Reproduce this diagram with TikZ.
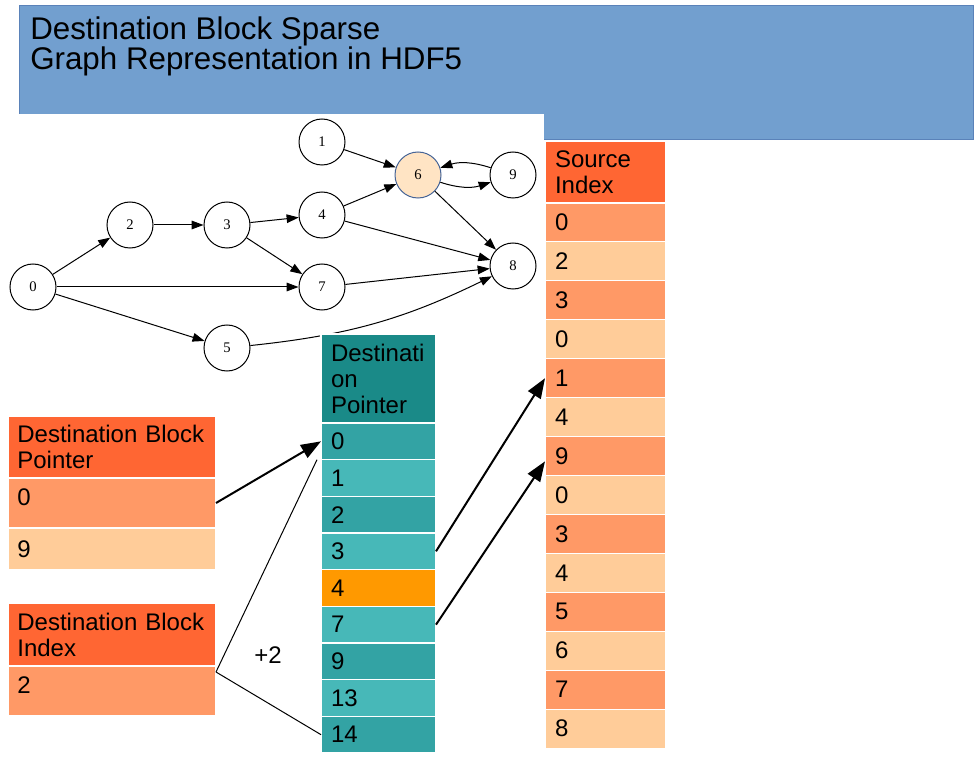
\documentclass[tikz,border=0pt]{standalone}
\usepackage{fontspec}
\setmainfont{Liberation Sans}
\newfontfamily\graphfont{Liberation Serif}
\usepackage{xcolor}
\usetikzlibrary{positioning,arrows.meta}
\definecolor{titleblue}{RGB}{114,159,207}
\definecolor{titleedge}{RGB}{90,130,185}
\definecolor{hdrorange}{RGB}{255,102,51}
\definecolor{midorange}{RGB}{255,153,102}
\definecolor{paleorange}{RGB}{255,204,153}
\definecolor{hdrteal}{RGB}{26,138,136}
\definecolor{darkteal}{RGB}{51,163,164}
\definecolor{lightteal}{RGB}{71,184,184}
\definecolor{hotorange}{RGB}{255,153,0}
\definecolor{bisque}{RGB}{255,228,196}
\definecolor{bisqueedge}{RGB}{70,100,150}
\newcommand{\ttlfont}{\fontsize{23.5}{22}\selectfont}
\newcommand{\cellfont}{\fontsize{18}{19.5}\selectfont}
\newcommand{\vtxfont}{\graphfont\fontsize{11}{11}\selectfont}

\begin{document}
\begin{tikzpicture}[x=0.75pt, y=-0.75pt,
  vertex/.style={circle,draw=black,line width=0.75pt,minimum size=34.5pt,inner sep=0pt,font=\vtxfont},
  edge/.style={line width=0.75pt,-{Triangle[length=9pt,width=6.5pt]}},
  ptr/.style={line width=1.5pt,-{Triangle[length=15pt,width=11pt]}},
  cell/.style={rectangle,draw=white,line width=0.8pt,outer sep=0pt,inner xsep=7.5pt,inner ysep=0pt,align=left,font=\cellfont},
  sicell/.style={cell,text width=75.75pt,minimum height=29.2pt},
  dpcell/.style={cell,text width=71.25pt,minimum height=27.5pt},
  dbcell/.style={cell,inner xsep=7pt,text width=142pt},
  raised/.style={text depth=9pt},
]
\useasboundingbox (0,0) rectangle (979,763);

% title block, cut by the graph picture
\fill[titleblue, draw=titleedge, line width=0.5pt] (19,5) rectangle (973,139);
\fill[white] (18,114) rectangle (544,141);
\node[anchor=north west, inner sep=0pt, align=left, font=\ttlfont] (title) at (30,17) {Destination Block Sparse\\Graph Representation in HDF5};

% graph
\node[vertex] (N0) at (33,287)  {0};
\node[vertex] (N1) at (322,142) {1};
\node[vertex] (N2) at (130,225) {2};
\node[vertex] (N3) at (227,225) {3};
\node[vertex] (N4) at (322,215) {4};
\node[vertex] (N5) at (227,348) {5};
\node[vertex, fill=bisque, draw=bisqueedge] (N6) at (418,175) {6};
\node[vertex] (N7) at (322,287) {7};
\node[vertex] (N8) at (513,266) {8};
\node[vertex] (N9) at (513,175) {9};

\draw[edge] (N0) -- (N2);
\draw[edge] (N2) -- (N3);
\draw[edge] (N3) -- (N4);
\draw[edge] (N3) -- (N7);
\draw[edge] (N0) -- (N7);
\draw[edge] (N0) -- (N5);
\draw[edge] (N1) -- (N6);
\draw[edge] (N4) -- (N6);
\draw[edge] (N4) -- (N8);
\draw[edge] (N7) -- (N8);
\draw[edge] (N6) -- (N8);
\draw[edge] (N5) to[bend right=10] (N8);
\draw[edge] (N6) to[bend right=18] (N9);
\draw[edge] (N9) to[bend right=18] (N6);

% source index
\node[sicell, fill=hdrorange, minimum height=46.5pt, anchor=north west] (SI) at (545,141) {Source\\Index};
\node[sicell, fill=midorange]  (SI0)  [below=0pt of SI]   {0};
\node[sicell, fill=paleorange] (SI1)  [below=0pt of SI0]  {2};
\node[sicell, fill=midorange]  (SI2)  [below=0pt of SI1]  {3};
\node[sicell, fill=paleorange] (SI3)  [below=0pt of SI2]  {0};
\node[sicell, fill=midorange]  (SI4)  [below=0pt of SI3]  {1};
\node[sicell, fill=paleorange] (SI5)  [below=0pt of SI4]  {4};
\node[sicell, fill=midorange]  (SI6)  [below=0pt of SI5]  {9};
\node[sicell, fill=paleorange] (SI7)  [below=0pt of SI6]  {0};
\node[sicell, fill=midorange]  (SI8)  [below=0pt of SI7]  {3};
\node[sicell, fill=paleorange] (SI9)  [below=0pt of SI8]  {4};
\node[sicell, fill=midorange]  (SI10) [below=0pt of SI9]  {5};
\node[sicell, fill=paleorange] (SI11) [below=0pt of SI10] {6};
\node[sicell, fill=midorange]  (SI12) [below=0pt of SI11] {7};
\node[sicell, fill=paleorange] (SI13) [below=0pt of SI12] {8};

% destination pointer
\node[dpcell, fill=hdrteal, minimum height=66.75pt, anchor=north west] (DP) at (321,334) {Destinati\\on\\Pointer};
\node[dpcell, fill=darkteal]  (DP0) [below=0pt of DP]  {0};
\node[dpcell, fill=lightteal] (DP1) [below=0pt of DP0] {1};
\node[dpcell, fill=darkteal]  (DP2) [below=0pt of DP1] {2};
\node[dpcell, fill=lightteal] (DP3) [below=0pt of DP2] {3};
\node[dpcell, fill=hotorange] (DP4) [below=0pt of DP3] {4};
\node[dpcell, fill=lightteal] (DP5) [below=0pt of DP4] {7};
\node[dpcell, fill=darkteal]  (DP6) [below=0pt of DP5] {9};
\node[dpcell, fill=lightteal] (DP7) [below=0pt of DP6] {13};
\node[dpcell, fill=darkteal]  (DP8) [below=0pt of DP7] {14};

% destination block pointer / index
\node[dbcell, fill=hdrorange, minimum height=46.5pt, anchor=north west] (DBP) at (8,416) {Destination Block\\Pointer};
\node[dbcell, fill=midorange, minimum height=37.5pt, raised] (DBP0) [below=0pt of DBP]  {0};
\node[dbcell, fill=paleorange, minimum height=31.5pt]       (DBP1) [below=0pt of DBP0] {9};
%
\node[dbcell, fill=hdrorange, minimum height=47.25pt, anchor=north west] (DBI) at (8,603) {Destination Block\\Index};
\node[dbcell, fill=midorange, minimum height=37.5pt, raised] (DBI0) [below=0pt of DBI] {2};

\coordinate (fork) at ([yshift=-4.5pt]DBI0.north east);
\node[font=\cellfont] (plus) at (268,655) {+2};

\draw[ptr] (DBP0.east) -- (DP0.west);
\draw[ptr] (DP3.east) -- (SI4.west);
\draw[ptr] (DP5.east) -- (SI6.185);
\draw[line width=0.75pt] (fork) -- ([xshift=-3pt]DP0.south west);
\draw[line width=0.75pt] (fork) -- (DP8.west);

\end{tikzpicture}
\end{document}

-*-*-

GIVEN PROBLEM - Ignore the images and quote every line of the listing exactly.

EXERCISE OUTPUT -
Reproduce this diagram with TikZ.
\documentclass[tikz,border=0pt]{standalone}
\usepackage{fontspec}
\setmainfont{Liberation Sans}
\newfontfamily\graphfont{Liberation Serif}
\usepackage{xcolor}
\usetikzlibrary{positioning,arrows.meta}
\definecolor{titleblue}{RGB}{114,159,207}
\definecolor{titleedge}{RGB}{90,130,185}
\definecolor{hdrorange}{RGB}{255,102,51}
\definecolor{midorange}{RGB}{255,153,102}
\definecolor{paleorange}{RGB}{255,204,153}
\definecolor{hdrteal}{RGB}{26,138,136}
\definecolor{darkteal}{RGB}{51,163,164}
\definecolor{lightteal}{RGB}{71,184,184}
\definecolor{hotorange}{RGB}{255,153,0}
\definecolor{bisque}{RGB}{255,228,196}
\definecolor{bisqueedge}{RGB}{70,100,150}
\newcommand{\ttlfont}{\fontsize{23.5}{22}\selectfont}
\newcommand{\cellfont}{\fontsize{18}{19.5}\selectfont}
\newcommand{\vtxfont}{\graphfont\fontsize{11}{11}\selectfont}

\begin{document}
\begin{tikzpicture}[x=0.75pt, y=-0.75pt,
  vertex/.style={circle,draw=black,line width=0.75pt,minimum size=34.5pt,inner sep=0pt,font=\vtxfont},
  edge/.style={line width=0.75pt,-{Triangle[length=9pt,width=6.5pt]}},
  ptr/.style={line width=1.5pt,-{Triangle[length=15pt,width=11pt]}},
  cell/.style={rectangle,draw=white,line width=0.8pt,outer sep=0pt,inner xsep=7.5pt,inner ysep=0pt,align=left,font=\cellfont},
  sicell/.style={cell,text width=75.75pt,minimum height=29.2pt},
  dpcell/.style={cell,text width=71.25pt,minimum height=27.5pt},
  dbcell/.style={cell,inner xsep=7pt,text width=142pt},
  raised/.style={text depth=9pt},
]
\useasboundingbox (0,0) rectangle (979,763);

% title block, cut by the graph picture
\fill[titleblue, draw=titleedge, line width=0.5pt] (19,5) rectangle (973,139);
\fill[white] (18,114) rectangle (544,141);
\node[anchor=north west, inner sep=0pt, align=left, font=\ttlfont] (title) at (30,17) {Destination Block Sparse\\Graph Representation in HDF5};

% graph
\node[vertex] (N0) at (33,287)  {0};
\node[vertex] (N1) at (322,142) {1};
\node[vertex] (N2) at (130,225) {2};
\node[vertex] (N3) at (227,225) {3};
\node[vertex] (N4) at (322,215) {4};
\node[vertex] (N5) at (227,348) {5};
\node[vertex, fill=bisque, draw=bisqueedge] (N6) at (418,175) {6};
\node[vertex] (N7) at (322,287) {7};
\node[vertex] (N8) at (513,266) {8};
\node[vertex] (N9) at (513,175) {9};

\draw[edge] (N0) -- (N2);
\draw[edge] (N2) -- (N3);
\draw[edge] (N3) -- (N4);
\draw[edge] (N3) -- (N7);
\draw[edge] (N0) -- (N7);
\draw[edge] (N0) -- (N5);
\draw[edge] (N1) -- (N6);
\draw[edge] (N4) -- (N6);
\draw[edge] (N4) -- (N8);
\draw[edge] (N7) -- (N8);
\draw[edge] (N6) -- (N8);
\draw[edge] (N5) to[bend right=10] (N8);
\draw[edge] (N6) to[bend right=18] (N9);
\draw[edge] (N9) to[bend right=18] (N6);

% source index
\node[sicell, fill=hdrorange, minimum height=46.5pt, anchor=north west] (SI) at (545,141) {Source\\Index};
\node[sicell, fill=midorange]  (SI0)  [below=0pt of SI]   {0};
\node[sicell, fill=paleorange] (SI1)  [below=0pt of SI0]  {2};
\node[sicell, fill=midorange]  (SI2)  [below=0pt of SI1]  {3};
\node[sicell, fill=paleorange] (SI3)  [below=0pt of SI2]  {0};
\node[sicell, fill=midorange]  (SI4)  [below=0pt of SI3]  {1};
\node[sicell, fill=paleorange] (SI5)  [below=0pt of SI4]  {4};
\node[sicell, fill=midorange]  (SI6)  [below=0pt of SI5]  {9};
\node[sicell, fill=paleorange] (SI7)  [below=0pt of SI6]  {0};
\node[sicell, fill=midorange]  (SI8)  [below=0pt of SI7]  {3};
\node[sicell, fill=paleorange] (SI9)  [below=0pt of SI8]  {4};
\node[sicell, fill=midorange]  (SI10) [below=0pt of SI9]  {5};
\node[sicell, fill=paleorange] (SI11) [below=0pt of SI10] {6};
\node[sicell, fill=midorange]  (SI12) [below=0pt of SI11] {7};
\node[sicell, fill=paleorange] (SI13) [below=0pt of SI12] {8};

% destination pointer
\node[dpcell, fill=hdrteal, minimum height=66.75pt, anchor=north west] (DP) at (321,334) {Destinati\\on\\Pointer};
\node[dpcell, fill=darkteal]  (DP0) [below=0pt of DP]  {0};
\node[dpcell, fill=lightteal] (DP1) [below=0pt of DP0] {1};
\node[dpcell, fill=darkteal]  (DP2) [below=0pt of DP1] {2};
\node[dpcell, fill=lightteal] (DP3) [below=0pt of DP2] {3};
\node[dpcell, fill=hotorange] (DP4) [below=0pt of DP3] {4};
\node[dpcell, fill=lightteal] (DP5) [below=0pt of DP4] {7};
\node[dpcell, fill=darkteal]  (DP6) [below=0pt of DP5] {9};
\node[dpcell, fill=lightteal] (DP7) [below=0pt of DP6] {13};
\node[dpcell, fill=darkteal]  (DP8) [below=0pt of DP7] {14};

% destination block pointer / index
\node[dbcell, fill=hdrorange, minimum height=46.5pt, anchor=north west] (DBP) at (8,416) {Destination Block\\Pointer};
\node[dbcell, fill=midorange, minimum height=37.5pt, raised] (DBP0) [below=0pt of DBP]  {0};
\node[dbcell, fill=paleorange, minimum height=31.5pt]       (DBP1) [below=0pt of DBP0] {9};
%
\node[dbcell, fill=hdrorange, minimum height=47.25pt, anchor=north west] (DBI) at (8,603) {Destination Block\\Index};
\node[dbcell, fill=midorange, minimum height=37.5pt, raised] (DBI0) [below=0pt of DBI] {2};

\coordinate (fork) at ([yshift=-4.5pt]DBI0.north east);
\node[font=\cellfont] (plus) at (268,655) {+2};

\draw[ptr] (DBP0.east) -- (DP0.west);
\draw[ptr] (DP3.east) -- (SI4.west);
\draw[ptr] (DP5.east) -- (SI6.185);
\draw[line width=0.75pt] (fork) -- ([xshift=-3pt]DP0.south west);
\draw[line width=0.75pt] (fork) -- (DP8.west);

\end{tikzpicture}
\end{document}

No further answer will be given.